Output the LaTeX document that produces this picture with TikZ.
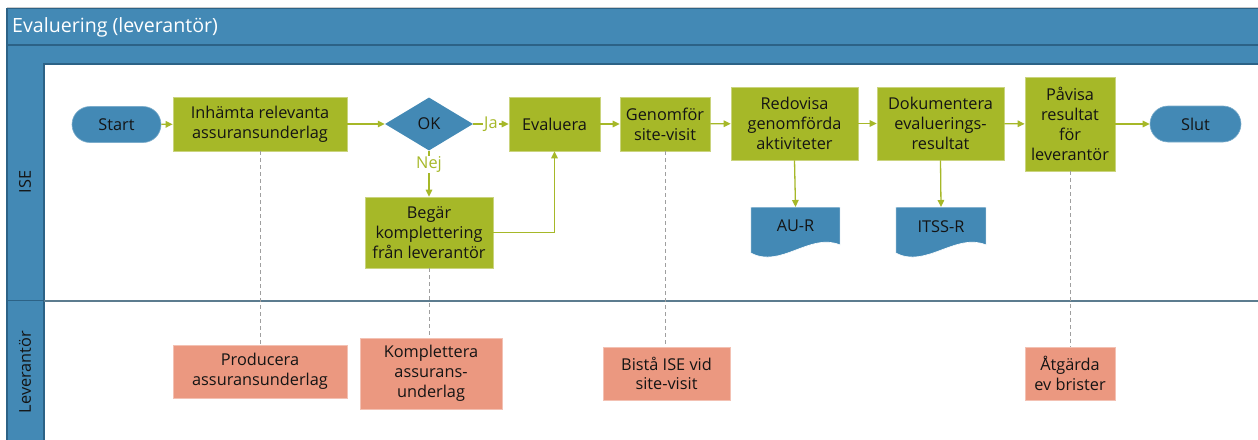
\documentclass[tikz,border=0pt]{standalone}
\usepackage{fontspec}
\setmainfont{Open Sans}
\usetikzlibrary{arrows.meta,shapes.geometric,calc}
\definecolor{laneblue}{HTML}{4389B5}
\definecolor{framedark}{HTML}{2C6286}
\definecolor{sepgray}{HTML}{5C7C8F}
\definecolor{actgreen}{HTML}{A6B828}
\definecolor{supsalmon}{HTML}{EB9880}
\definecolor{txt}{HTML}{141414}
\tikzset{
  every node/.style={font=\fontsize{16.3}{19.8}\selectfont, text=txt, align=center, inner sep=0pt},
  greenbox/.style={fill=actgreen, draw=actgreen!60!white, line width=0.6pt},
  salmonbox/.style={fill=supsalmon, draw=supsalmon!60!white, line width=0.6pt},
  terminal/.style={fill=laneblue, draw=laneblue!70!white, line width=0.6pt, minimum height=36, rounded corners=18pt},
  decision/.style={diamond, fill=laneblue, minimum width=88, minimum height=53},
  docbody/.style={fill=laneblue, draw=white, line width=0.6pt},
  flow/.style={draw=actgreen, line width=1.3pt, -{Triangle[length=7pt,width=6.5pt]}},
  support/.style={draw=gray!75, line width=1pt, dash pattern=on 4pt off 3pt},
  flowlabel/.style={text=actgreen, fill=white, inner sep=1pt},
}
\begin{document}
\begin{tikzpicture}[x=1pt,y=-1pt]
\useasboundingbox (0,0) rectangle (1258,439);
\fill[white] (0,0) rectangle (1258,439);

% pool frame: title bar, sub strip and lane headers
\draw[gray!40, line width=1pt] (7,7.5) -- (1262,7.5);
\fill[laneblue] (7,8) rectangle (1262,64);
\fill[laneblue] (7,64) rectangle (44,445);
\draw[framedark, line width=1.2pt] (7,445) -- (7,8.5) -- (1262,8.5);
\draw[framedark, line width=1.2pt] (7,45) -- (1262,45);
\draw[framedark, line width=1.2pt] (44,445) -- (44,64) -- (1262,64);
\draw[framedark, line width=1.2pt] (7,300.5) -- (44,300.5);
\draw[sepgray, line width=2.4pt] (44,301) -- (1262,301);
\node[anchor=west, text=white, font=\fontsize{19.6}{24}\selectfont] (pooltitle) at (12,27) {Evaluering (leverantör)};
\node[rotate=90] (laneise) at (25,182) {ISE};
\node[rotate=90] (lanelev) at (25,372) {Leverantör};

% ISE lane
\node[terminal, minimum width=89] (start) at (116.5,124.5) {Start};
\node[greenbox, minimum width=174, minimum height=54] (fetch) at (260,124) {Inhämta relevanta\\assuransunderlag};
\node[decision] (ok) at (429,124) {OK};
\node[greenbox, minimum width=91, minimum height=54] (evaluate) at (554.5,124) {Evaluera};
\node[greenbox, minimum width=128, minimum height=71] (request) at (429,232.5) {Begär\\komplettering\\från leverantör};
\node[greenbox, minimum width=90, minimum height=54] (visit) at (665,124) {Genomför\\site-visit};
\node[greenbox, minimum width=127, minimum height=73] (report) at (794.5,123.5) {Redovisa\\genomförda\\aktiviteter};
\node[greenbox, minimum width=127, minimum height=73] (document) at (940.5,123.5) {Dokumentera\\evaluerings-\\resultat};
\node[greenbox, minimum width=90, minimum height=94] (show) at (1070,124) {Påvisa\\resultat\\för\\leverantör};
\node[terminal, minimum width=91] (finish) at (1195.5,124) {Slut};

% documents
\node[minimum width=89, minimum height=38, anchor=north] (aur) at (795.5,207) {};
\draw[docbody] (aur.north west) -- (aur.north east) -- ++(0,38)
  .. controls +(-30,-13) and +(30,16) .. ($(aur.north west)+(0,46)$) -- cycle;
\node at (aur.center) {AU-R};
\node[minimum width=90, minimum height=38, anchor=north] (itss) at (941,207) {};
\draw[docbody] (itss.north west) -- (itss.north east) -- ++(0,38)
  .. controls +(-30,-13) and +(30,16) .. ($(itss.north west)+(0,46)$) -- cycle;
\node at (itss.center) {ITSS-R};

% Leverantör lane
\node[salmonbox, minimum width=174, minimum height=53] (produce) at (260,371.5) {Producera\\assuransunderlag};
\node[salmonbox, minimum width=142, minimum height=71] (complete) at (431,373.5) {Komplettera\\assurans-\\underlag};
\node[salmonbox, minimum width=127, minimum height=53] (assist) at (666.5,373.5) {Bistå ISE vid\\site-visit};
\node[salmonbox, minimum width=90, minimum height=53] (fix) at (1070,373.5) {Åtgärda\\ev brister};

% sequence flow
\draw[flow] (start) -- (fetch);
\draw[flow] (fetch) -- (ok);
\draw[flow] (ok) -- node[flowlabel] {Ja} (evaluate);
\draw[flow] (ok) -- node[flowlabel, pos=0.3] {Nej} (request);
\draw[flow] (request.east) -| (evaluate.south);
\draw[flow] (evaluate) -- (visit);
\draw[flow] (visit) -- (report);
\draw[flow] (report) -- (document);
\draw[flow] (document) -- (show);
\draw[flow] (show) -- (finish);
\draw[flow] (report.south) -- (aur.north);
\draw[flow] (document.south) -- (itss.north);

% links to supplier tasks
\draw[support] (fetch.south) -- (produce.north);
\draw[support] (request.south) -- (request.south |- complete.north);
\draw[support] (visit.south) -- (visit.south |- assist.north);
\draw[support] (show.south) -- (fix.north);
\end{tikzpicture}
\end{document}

## Aim of the exercise
Each line of the data is to be duplicated exactly; pictures stay out of the copy.

## Written solution
Output the LaTeX document that produces this picture with TikZ.
\documentclass[tikz,border=0pt]{standalone}
\usepackage{fontspec}
\setmainfont{Open Sans}
\usetikzlibrary{arrows.meta,shapes.geometric,calc}
\definecolor{laneblue}{HTML}{4389B5}
\definecolor{framedark}{HTML}{2C6286}
\definecolor{sepgray}{HTML}{5C7C8F}
\definecolor{actgreen}{HTML}{A6B828}
\definecolor{supsalmon}{HTML}{EB9880}
\definecolor{txt}{HTML}{141414}
\tikzset{
  every node/.style={font=\fontsize{16.3}{19.8}\selectfont, text=txt, align=center, inner sep=0pt},
  greenbox/.style={fill=actgreen, draw=actgreen!60!white, line width=0.6pt},
  salmonbox/.style={fill=supsalmon, draw=supsalmon!60!white, line width=0.6pt},
  terminal/.style={fill=laneblue, draw=laneblue!70!white, line width=0.6pt, minimum height=36, rounded corners=18pt},
  decision/.style={diamond, fill=laneblue, minimum width=88, minimum height=53},
  docbody/.style={fill=laneblue, draw=white, line width=0.6pt},
  flow/.style={draw=actgreen, line width=1.3pt, -{Triangle[length=7pt,width=6.5pt]}},
  support/.style={draw=gray!75, line width=1pt, dash pattern=on 4pt off 3pt},
  flowlabel/.style={text=actgreen, fill=white, inner sep=1pt},
}
\begin{document}
\begin{tikzpicture}[x=1pt,y=-1pt]
\useasboundingbox (0,0) rectangle (1258,439);
\fill[white] (0,0) rectangle (1258,439);

% pool frame: title bar, sub strip and lane headers
\draw[gray!40, line width=1pt] (7,7.5) -- (1262,7.5);
\fill[laneblue] (7,8) rectangle (1262,64);
\fill[laneblue] (7,64) rectangle (44,445);
\draw[framedark, line width=1.2pt] (7,445) -- (7,8.5) -- (1262,8.5);
\draw[framedark, line width=1.2pt] (7,45) -- (1262,45);
\draw[framedark, line width=1.2pt] (44,445) -- (44,64) -- (1262,64);
\draw[framedark, line width=1.2pt] (7,300.5) -- (44,300.5);
\draw[sepgray, line width=2.4pt] (44,301) -- (1262,301);
\node[anchor=west, text=white, font=\fontsize{19.6}{24}\selectfont] (pooltitle) at (12,27) {Evaluering (leverantör)};
\node[rotate=90] (laneise) at (25,182) {ISE};
\node[rotate=90] (lanelev) at (25,372) {Leverantör};

% ISE lane
\node[terminal, minimum width=89] (start) at (116.5,124.5) {Start};
\node[greenbox, minimum width=174, minimum height=54] (fetch) at (260,124) {Inhämta relevanta\\assuransunderlag};
\node[decision] (ok) at (429,124) {OK};
\node[greenbox, minimum width=91, minimum height=54] (evaluate) at (554.5,124) {Evaluera};
\node[greenbox, minimum width=128, minimum height=71] (request) at (429,232.5) {Begär\\komplettering\\från leverantör};
\node[greenbox, minimum width=90, minimum height=54] (visit) at (665,124) {Genomför\\site-visit};
\node[greenbox, minimum width=127, minimum height=73] (report) at (794.5,123.5) {Redovisa\\genomförda\\aktiviteter};
\node[greenbox, minimum width=127, minimum height=73] (document) at (940.5,123.5) {Dokumentera\\evaluerings-\\resultat};
\node[greenbox, minimum width=90, minimum height=94] (show) at (1070,124) {Påvisa\\resultat\\för\\leverantör};
\node[terminal, minimum width=91] (finish) at (1195.5,124) {Slut};

% documents
\node[minimum width=89, minimum height=38, anchor=north] (aur) at (795.5,207) {};
\draw[docbody] (aur.north west) -- (aur.north east) -- ++(0,38)
  .. controls +(-30,-13) and +(30,16) .. ($(aur.north west)+(0,46)$) -- cycle;
\node at (aur.center) {AU-R};
\node[minimum width=90, minimum height=38, anchor=north] (itss) at (941,207) {};
\draw[docbody] (itss.north west) -- (itss.north east) -- ++(0,38)
  .. controls +(-30,-13) and +(30,16) .. ($(itss.north west)+(0,46)$) -- cycle;
\node at (itss.center) {ITSS-R};

% Leverantör lane
\node[salmonbox, minimum width=174, minimum height=53] (produce) at (260,371.5) {Producera\\assuransunderlag};
\node[salmonbox, minimum width=142, minimum height=71] (complete) at (431,373.5) {Komplettera\\assurans-\\underlag};
\node[salmonbox, minimum width=127, minimum height=53] (assist) at (666.5,373.5) {Bistå ISE vid\\site-visit};
\node[salmonbox, minimum width=90, minimum height=53] (fix) at (1070,373.5) {Åtgärda\\ev brister};

% sequence flow
\draw[flow] (start) -- (fetch);
\draw[flow] (fetch) -- (ok);
\draw[flow] (ok) -- node[flowlabel] {Ja} (evaluate);
\draw[flow] (ok) -- node[flowlabel, pos=0.3] {Nej} (request);
\draw[flow] (request.east) -| (evaluate.south);
\draw[flow] (evaluate) -- (visit);
\draw[flow] (visit) -- (report);
\draw[flow] (report) -- (document);
\draw[flow] (document) -- (show);
\draw[flow] (show) -- (finish);
\draw[flow] (report.south) -- (aur.north);
\draw[flow] (document.south) -- (itss.north);

% links to supplier tasks
\draw[support] (fetch.south) -- (produce.north);
\draw[support] (request.south) -- (request.south |- complete.north);
\draw[support] (visit.south) -- (visit.south |- assist.north);
\draw[support] (show.south) -- (fix.north);
\end{tikzpicture}
\end{document}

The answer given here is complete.